REQUIRED WORK
Repeat the full listing below verbatim and keep the images out.

◇ ◇ ◇ ◇ ◇ ◇ ◇

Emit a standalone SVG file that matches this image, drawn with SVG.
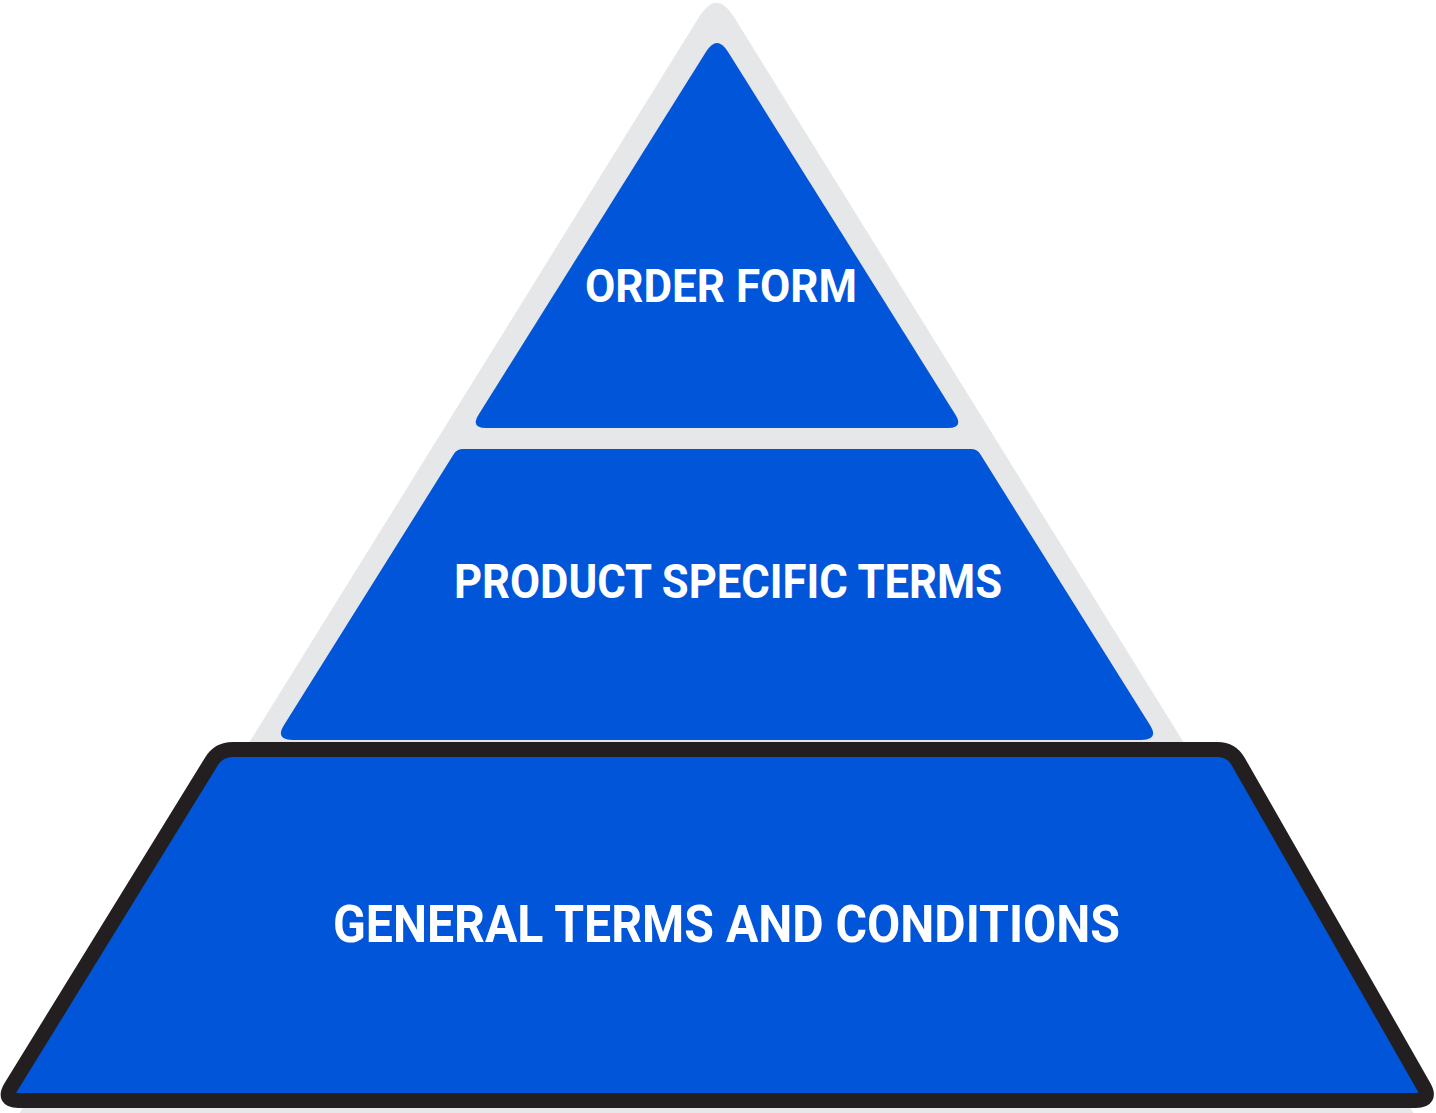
<svg xmlns="http://www.w3.org/2000/svg" width="1436" height="1113" viewBox="0 0 1436 1113">
  <style>
    .tier { fill: #0055D8; }
    .label { fill: #FFFFFF; font-family: Roboto, "Noto Sans", "Liberation Sans", sans-serif; font-weight: 700; text-anchor: middle; }
  </style>
  <rect width="1436" height="1113" fill="#FFFFFF"/>
  <g id="background-pyramid">
    <path d="M 699.5 16.3 Q 716.5 -11 733.5 16.3 L 1417.8 1120 L 15.2 1120 Z" fill="#E6E7E8"/>
  </g>
  <g id="connectors"></g>
  <g id="order-form">
    <path class="tier" d="M 706.2 51.6 Q 717 34.4 727.8 51.6 L 955.3 414.4 Q 963.8 428 947.8 428 L 486.2 428 Q 470.2 428 478.7 414.4 Z"/>
    <text class="label" x="721" y="302" font-size="46" textLength="272" lengthAdjust="spacingAndGlyphs">ORDER FORM</text>
  </g>
  <g id="product-specific-terms">
    <path class="tier" d="M 463 449 L 971 449 Q 977 449 980.2 454.1 L 1149.8 724.7 Q 1159.4 740 1141.4 740 L 292.6 740 Q 274.6 740 284.2 724.7 L 453.8 454.1 Q 457 449 463 449 Z"/>
    <text class="label" x="728" y="598" font-size="48" textLength="548" lengthAdjust="spacingAndGlyphs">PRODUCT SPECIFIC TERMS</text>
  </g>
  <g id="general-terms-and-conditions">
    <path d="M 232.8 749.5 L 1217.4 749.5 Q 1231.4 749.5 1238.3 761.7 L 1423.8 1086.6 Q 1431.7 1100.5 1415.7 1100.5 L 18.6 1100.5 Q 2.6 1100.5 11 1086.9 L 211.5 761.4 Q 218.8 749.5 232.8 749.5 Z" fill="#0055D8" stroke="#231F20" stroke-width="15" stroke-linejoin="round"/>
    <text class="label" x="726.5" y="942" font-size="51" textLength="787" lengthAdjust="spacingAndGlyphs">GENERAL TERMS AND CONDITIONS</text>
  </g>
</svg>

◇ ◇ ◇ ◇ ◇ ◇ ◇

RESPONSE TO THE EXERCISE
Emit a standalone SVG file that matches this image, drawn with SVG.
<svg xmlns="http://www.w3.org/2000/svg" width="1436" height="1113" viewBox="0 0 1436 1113">
  <style>
    .tier { fill: #0055D8; }
    .label { fill: #FFFFFF; font-family: Roboto, "Noto Sans", "Liberation Sans", sans-serif; font-weight: 700; text-anchor: middle; }
  </style>
  <rect width="1436" height="1113" fill="#FFFFFF"/>
  <g id="background-pyramid">
    <path d="M 699.5 16.3 Q 716.5 -11 733.5 16.3 L 1417.8 1120 L 15.2 1120 Z" fill="#E6E7E8"/>
  </g>
  <g id="connectors"></g>
  <g id="order-form">
    <path class="tier" d="M 706.2 51.6 Q 717 34.4 727.8 51.6 L 955.3 414.4 Q 963.8 428 947.8 428 L 486.2 428 Q 470.2 428 478.7 414.4 Z"/>
    <text class="label" x="721" y="302" font-size="46" textLength="272" lengthAdjust="spacingAndGlyphs">ORDER FORM</text>
  </g>
  <g id="product-specific-terms">
    <path class="tier" d="M 463 449 L 971 449 Q 977 449 980.2 454.1 L 1149.8 724.7 Q 1159.4 740 1141.4 740 L 292.6 740 Q 274.6 740 284.2 724.7 L 453.8 454.1 Q 457 449 463 449 Z"/>
    <text class="label" x="728" y="598" font-size="48" textLength="548" lengthAdjust="spacingAndGlyphs">PRODUCT SPECIFIC TERMS</text>
  </g>
  <g id="general-terms-and-conditions">
    <path d="M 232.8 749.5 L 1217.4 749.5 Q 1231.4 749.5 1238.3 761.7 L 1423.8 1086.6 Q 1431.7 1100.5 1415.7 1100.5 L 18.6 1100.5 Q 2.6 1100.5 11 1086.9 L 211.5 761.4 Q 218.8 749.5 232.8 749.5 Z" fill="#0055D8" stroke="#231F20" stroke-width="15" stroke-linejoin="round"/>
    <text class="label" x="726.5" y="942" font-size="51" textLength="787" lengthAdjust="spacingAndGlyphs">GENERAL TERMS AND CONDITIONS</text>
  </g>
</svg>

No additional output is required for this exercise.